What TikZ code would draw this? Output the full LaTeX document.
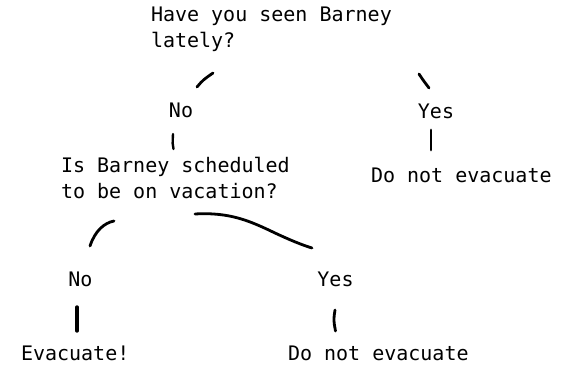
\documentclass[tikz,border=0pt]{standalone}
\usepackage{fontspec}
\setmainfont{DejaVu Sans Mono}
\begin{document}
\begin{tikzpicture}[x=1pt,y=1pt,
  txt/.style={inner sep=0pt,outer sep=0pt,font=\fontsize{20}{26}\selectfont,align=left},
  lbl/.style={inner sep=0pt,outer sep=0pt,font=\fontsize{20}{26}\selectfont},
  stroke/.style={line width=2.8pt,line cap=round}]
\useasboundingbox (0,0) rectangle (562,366);
% nodes (multi-line nodes: base = baseline of last line)
\node[txt,anchor=base west] (q1) at (151,318) {Have you seen Barney\\lately?};
\node[lbl,anchor=base] (n1) at (181,248) {No};
\node[lbl,anchor=base] (y1) at (436,247) {Yes};
\node[txt,anchor=base west] (q2) at (61,167) {Is Barney scheduled\\to be on vacation?};
\node[lbl,anchor=base west] (d1) at (371,183) {Do not evacuate};
\node[lbl,anchor=base] (n2) at (80.5,79) {No};
\node[lbl,anchor=base] (y2) at (335.5,79) {Yes};
\node[lbl,anchor=base west] (e) at (21,5) {Evacuate!};
\node[lbl,anchor=base west] (d2) at (288,5) {Do not evacuate};
% stroke ends
\coordinate (a1) at (197,279); \coordinate (a2) at (213,293);
\coordinate (b1) at (419,292); \coordinate (b2) at (429,278);
\coordinate (c1) at (173,232); \coordinate (c2) at (173.5,217);
\coordinate (f1) at (431,236); \coordinate (f2) at (431,216);
\coordinate (g1) at (90,120);  \coordinate (g2) at (114,145);
\coordinate (h1) at (195,152); \coordinate (h2) at (312,118);
\coordinate (k1) at (77,59);   \coordinate (k2) at (77,35);
\coordinate (m1) at (335,56);  \coordinate (m2) at (335.5,35);
% connectors
\draw[stroke] (a1) .. controls (203,286) .. (a2);
\draw[stroke] (b1) .. controls (423,286) .. (b2);
\draw[stroke,line width=2.4pt] (c1) .. controls (172.5,222) .. (c2);
\draw[stroke] (f1) -- (f2);
\draw[stroke] (g1) .. controls (95,135) and (104,143) .. (g2);
\draw[stroke] (h1) .. controls (230,154) and (250,145) .. (275,133) .. controls (290,126) and (302,121) .. (h2);
\draw[stroke,line width=3.4pt] (k1) -- (k2);
\draw[stroke] (m1) .. controls (333.5,46) .. (m2);
\end{tikzpicture}
\end{document}
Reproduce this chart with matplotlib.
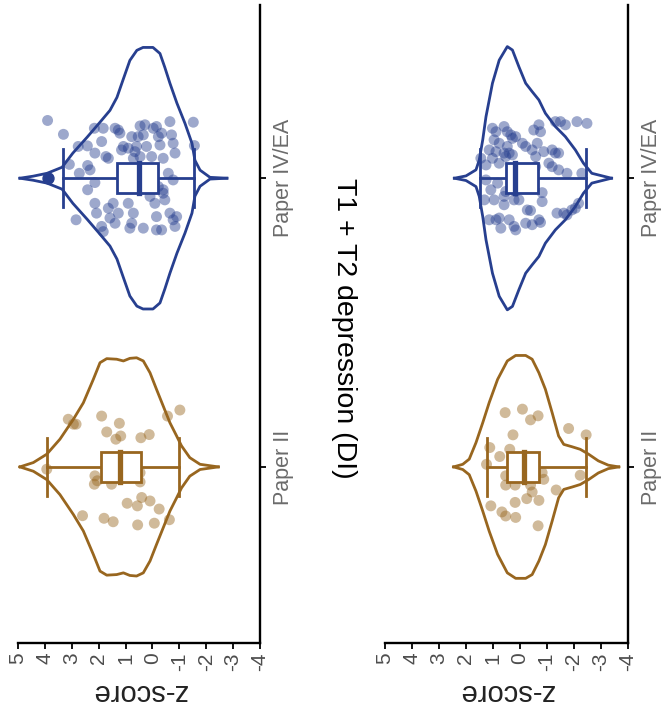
import matplotlib.pyplot as plt
from matplotlib.patches import Rectangle

plt.rcParams['font.family'] = ['Liberation Sans', 'DejaVu Sans']

BLUE = '#273f8f'
BROWN = '#98661f'

categories = ['Paper II', 'Paper IV/EA']
z_ticks = [5, 4, 3, 2, 1, 0, -1, -2, -3, -4]

# ---- panel A (left) : Paper IV/EA ----
a_ea_violin_z = [4.93, 4.44, 3.92, 3.36, 2.96, 2.43, 1.95, 1.58, 1.32, 1.10, 0.84, 0.58,
                 0.35, -0.02, -0.28, -0.46, -0.65, -0.91, -1.21, -1.47, -1.58, -1.77, -2.14, -2.77]
a_ea_violin_w = [0, 0.007, 0.017, 0.038, 0.087, 0.142, 0.194, 0.235, 0.280, 0.339, 0.408, 0.443,
                 0.453, 0.453, 0.432, 0.384, 0.329, 0.260, 0.190, 0.121, 0.062, 0.028, 0.003, 0]
a_ea_box = [3.33, 1.32, 0.50, -0.20, -1.54]   # whisker, q3, median, q1, whisker
a_ea_outliers = [3.88]
a_ea_pts_z = [3.90, 3.31, 3.09, 2.72, 2.76, 2.42, 2.41, 2.32, 2.14, 2.16, 1.83, 1.89, 1.73, 1.64,
              1.39, 1.21, 1.27, 1.08, 0.90, 0.77, 0.71, 0.59, 0.53, 0.46, 0.28, 0.22, 0.03, -0.03,
              -0.15, -0.22, -0.28, -0.40, -0.34, -0.65, -0.71, -0.77, -0.84, -0.59, -1.52, -1.56,
              2.41, 2.14, 2.14, 2.08, 2.84, 1.83, 1.89, 1.64, 1.46, 1.58, 1.27, 1.39, 0.90, 0.84,
              0.71, 0.77, 0.34, 0.09, -0.09, -0.15, -0.15, -0.34, -0.40, -0.46, -0.65, -0.77,
              -0.84, -0.90, -0.77, -0.22, -0.40, 0.65, 0.46, 0.34, 1.15]
a_ea_pts_j = [0.200, 0.152, 0.048, 0.017, 0.110, 0.112, 0.044, 0.029, 0.087, 0.173, 0.173, 0.127,
              0.075, 0.069, 0.173, 0.156, 0.167, 0.110, 0.104, 0.144, 0.069, 0.110, 0.144, 0.181,
              0.185, 0.110, 0.075, 0.173, 0.179, 0.144, 0.115, 0.069, 0.156, 0.196, 0.150, 0.121,
              0.087, 0.017, 0.194, 0.113,
              -0.040, -0.015, -0.087, -0.121, -0.144, -0.185, -0.167, -0.104, -0.087, -0.138,
              -0.121, -0.156, -0.087, -0.173, -0.121, -0.156, -0.173, -0.063, -0.087, -0.133,
              -0.179, -0.179, -0.052, -0.075, -0.121, -0.144, -0.167, -0.133, -0.006, -0.029,
              -0.040, 0.092, 0.075, 0.150, 0.098]

# ---- panel A (left) : Paper II ----
a_ii_violin_z = [4.93, 4.43, 3.93, 3.44, 2.94, 2.57, 2.20, 1.95, 1.70, 1.33, 1.08, 0.84, 0.59,
                 0.34, 0.09, -0.15, -0.40, -0.65, -0.90, -1.08, -1.39, -1.77, -2.45]
a_ii_violin_w = [0, 0.015, 0.044, 0.096, 0.165, 0.222, 0.303, 0.361, 0.375, 0.373, 0.367, 0.376,
                 0.378, 0.367, 0.326, 0.269, 0.211, 0.153, 0.107, 0.073, 0.032, 0.009, 0]
a_ii_box = [3.92, 1.91, 1.21, 0.43, -0.99]
a_ii_outliers = []
a_ii_pts_z = [3.13, 2.94, 2.84, 1.89, 1.23, 1.70, 1.36, 1.18, 0.43, 0.12, -0.56, -1.02, 3.93,
              2.14, 2.16, 2.05, 1.52, 0.46, 0.46, 0.94, 0.56, 0.40, 0.09, -0.25, -0.63, 2.60,
              1.80, 1.46, 0.55, -0.07]
a_ii_pts_j = [0.165, 0.148, 0.148, 0.176, 0.151, 0.121, 0.096, 0.107, 0.101, 0.112, 0.176, 0.197,
              -0.008, -0.031, -0.060, -0.048, -0.060, -0.020, -0.052, -0.126, -0.135, -0.106,
              -0.118, -0.146, -0.183, -0.169, -0.178, -0.190, -0.201, -0.195]

# ---- panel B (right) : Paper IV/EA ----
b_ea_violin_z = [2.43, 2.00, 1.63, 1.51, 1.38, 1.26, 1.02, 0.77, 0.47, 0.28, 0.04, -0.21, -0.45,
                 -0.70, -0.94, -1.31, -1.68, -2.05, -2.35, -2.66, -3.39]
b_ea_violin_w = [0, 0.008, 0.029, 0.063, 0.133, 0.213, 0.329, 0.409, 0.456, 0.444, 0.386, 0.329,
                 0.300, 0.271, 0.225, 0.179, 0.144, 0.098, 0.052, 0.017, 0]
b_ea_box = [1.47, 0.53, 0.18, -0.67, -2.45]
b_ea_outliers = []
b_ea_pts_z = [1.02, 0.89, 0.59, 0.47, 0.34, 0.28, 0.16, 0.96, 0.77, 0.47, 1.14, 0.89, 0.59, 0.40,
              0.28, 0.53, 1.02, 1.45, 1.26, 0.77, -0.09, -0.21, -0.45, -0.51, -0.70, -0.76,
              -0.64, -0.88, -1.19, -1.31, -1.43, -1.07, -1.19, -1.43, -1.74, -2.29, -1.50, -1.68,
              -2.11, -2.48, -0.58, -0.58, -1.31,
              1.26, 0.83, 1.08, 1.32, 0.96, 0.59, 0.59, 0.22, 0.04, 0.16, 0.53, -0.82, -0.82,
              -0.27, -0.39, 1.14, 0.89, 0.77, 0.71, 0.40, 0.22, 0.16, -0.21, -0.45, -0.70, -0.76,
              -1.37, -1.74, -2.05, -2.17, -1.62, -1.92]
b_ea_pts_j = [0.173, 0.161, 0.179, 0.161, 0.150, 0.138, 0.144, 0.133, 0.121, 0.110, 0.098, 0.092,
              0.087, 0.087, 0.081, 0.075, 0.069, 0.069, 0.046, 0.052, 0.121, 0.110, 0.098, 0.167,
              0.185, 0.161, 0.121, 0.092, 0.098, 0.087, 0.087, 0.052, 0.040, 0.029, 0.017, 0.017,
              0.196, 0.185, 0.196, 0.190, 0.075, 0.040, 0.196,
              -0.006, -0.017, -0.040, -0.075, -0.075, -0.063, -0.092, -0.075, -0.075, -0.046,
              -0.046, -0.050, -0.081, -0.110, -0.112, -0.144, -0.144, -0.138, -0.173, -0.144,
              -0.167, -0.179, -0.156, -0.161, -0.144, -0.153, -0.121, -0.127, -0.104, -0.087,
              -0.121, -0.110]

# ---- panel B (right) : Paper II ----
b_ii_violin_z = [2.46, 2.12, 1.88, 1.63, 1.38, 1.14, 0.83, 0.47, 0.16, -0.21, -0.45, -0.70, -0.94,
                 -1.19, -1.43, -1.62, -1.92, -2.23, -2.54, -2.90, -3.27, -3.66]
b_ii_violin_w = [0, 0.009, 0.027, 0.084, 0.153, 0.223, 0.303, 0.367, 0.386, 0.386, 0.373, 0.326,
                 0.269, 0.188, 0.107, 0.078, 0.070, 0.061, 0.044, 0.021, 0.006, 0]
b_ii_box = [1.24, 0.50, -0.15, -0.70, -2.45]
b_ii_outliers = []
b_ii_pts_z = [0.55, -0.09, -0.39, -0.67, -1.80, -2.45, 0.26, 1.12, 0.38, 0.75, 1.24, -0.82, -0.88,
              -2.23, 0.53, 0.53, 0.18, -0.39, -0.45, -1.34, -0.25, -0.70, 0.18, 1.08, 0.67, 0.53,
              0.16, -0.67]
b_ii_pts_j = [0.188, 0.200, 0.163, 0.177, 0.133, 0.111, 0.111, 0.067, 0.061, 0.036, 0.009, -0.020,
              -0.043, -0.029, -0.031, -0.063, -0.063, -0.063, -0.087, -0.080, -0.110, -0.116,
              -0.123, -0.135, -0.156, -0.170, -0.175, -0.204]


def draw_group(ax, pos, color, vz, vw, pz, pj, box, outliers):
    upper = [pos + w for w in vw]
    lower = [pos - w for w in vw]
    ax.fill_between(vz, lower, upper, facecolor='white', edgecolor='none', zorder=1)
    ax.plot(vz, upper, color=color, lw=2.0, zorder=4, solid_joinstyle='round')
    ax.plot(vz, lower, color=color, lw=2.0, zorder=4, solid_joinstyle='round')

    ax.scatter(pz, [pos + j for j in pj], s=62, color=color, alpha=0.45,
               edgecolors='none', zorder=2)

    lo, q3, med, q1, hi = box
    bh, ch = 0.052, 0.10
    ax.plot([lo, q3], [pos, pos], color=color, lw=2.0, zorder=5)
    ax.plot([q1, hi], [pos, pos], color=color, lw=2.0, zorder=5)
    ax.plot([lo, lo], [pos - ch, pos + ch], color=color, lw=2.0, zorder=5)
    ax.plot([hi, hi], [pos - ch, pos + ch], color=color, lw=2.0, zorder=5)
    ax.add_patch(Rectangle((q1, pos - bh), q3 - q1, 2 * bh, facecolor='white',
                           edgecolor=color, lw=2.0, zorder=6))
    ax.plot([med, med], [pos - bh, pos + bh], color=color, lw=3.8, zorder=7)
    if outliers:
        ax.scatter(outliers, [pos] * len(outliers), s=62, color=color, zorder=8)


def style_axes(ax):
    ax.set_xlim(5, -4)
    ax.set_ylim(-0.61, 1.60)
    for s in ['top', 'left']:
        ax.spines[s].set_visible(False)
    for s in ['bottom', 'right']:
        ax.spines[s].set_linewidth(1.7)
        ax.spines[s].set_color('black')
    ax.set_xticks(z_ticks)
    ax.set_xticklabels([str(t) for t in z_ticks])
    ax.tick_params(axis='x', length=4, width=1.3, labelsize=15, labelrotation=90,
                   labelcolor='#4d4d4d', pad=3)
    ax.yaxis.tick_right()
    ax.set_yticks([0, 1])
    ax.set_yticklabels(categories)
    ax.tick_params(axis='y', length=4, width=1.3, labelsize=15.5, labelcolor='#6b6b6b', pad=5)
    for lab in ax.get_yticklabels():
        lab.set_rotation(90)
        lab.set_va('center')
    ax.set_xlabel('z-score', rotation=180, fontsize=21, labelpad=5, color='#222222')


fig = plt.figure(figsize=(6.65, 7.17), dpi=100)
ax_a = fig.add_axes([18 / 665, 74 / 717, 242 / 665, 638 / 717])
ax_b = fig.add_axes([385 / 665, 74 / 717, 243 / 665, 638 / 717])

draw_group(ax_a, 1, BLUE, a_ea_violin_z, a_ea_violin_w, a_ea_pts_z, a_ea_pts_j, a_ea_box, a_ea_outliers)
draw_group(ax_a, 0, BROWN, a_ii_violin_z, a_ii_violin_w, a_ii_pts_z, a_ii_pts_j, a_ii_box, a_ii_outliers)
draw_group(ax_b, 1, BLUE, b_ea_violin_z, b_ea_violin_w, b_ea_pts_z, b_ea_pts_j, b_ea_box, b_ea_outliers)
draw_group(ax_b, 0, BROWN, b_ii_violin_z, b_ii_violin_w, b_ii_pts_z, b_ii_pts_j, b_ii_box, b_ii_outliers)

style_axes(ax_a)
style_axes(ax_b)

fig.text(344 / 665, 1 - 328 / 717, 'T1 + T2 depression (DI)', rotation=270,
         ha='center', va='center', fontsize=20.5, color='black')

fig.savefig('out.png', dpi=100)
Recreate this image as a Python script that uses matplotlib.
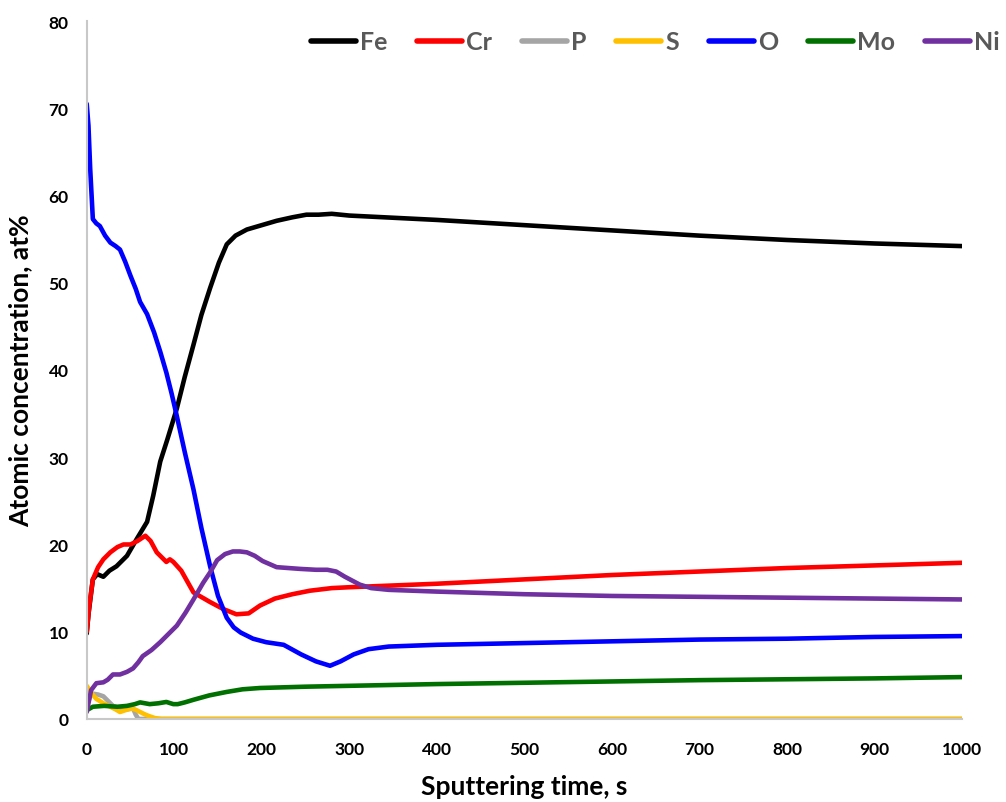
════════════════
• _The exercise_
Give back, unchanged, each line from the one containing "Reproduce this chart with matplotlib." through the one containing "z_ticks = [5, 4, 3, 2, 1, 0, -1, -2, -3, -4]". Pictures are to be left out.

• _Full solution_
Reproduce this chart with matplotlib.
import matplotlib.pyplot as plt
from matplotlib.patches import Rectangle

plt.rcParams['font.family'] = ['Liberation Sans', 'DejaVu Sans']

BLUE = '#273f8f'
BROWN = '#98661f'

categories = ['Paper II', 'Paper IV/EA']
z_ticks = [5, 4, 3, 2, 1, 0, -1, -2, -3, -4]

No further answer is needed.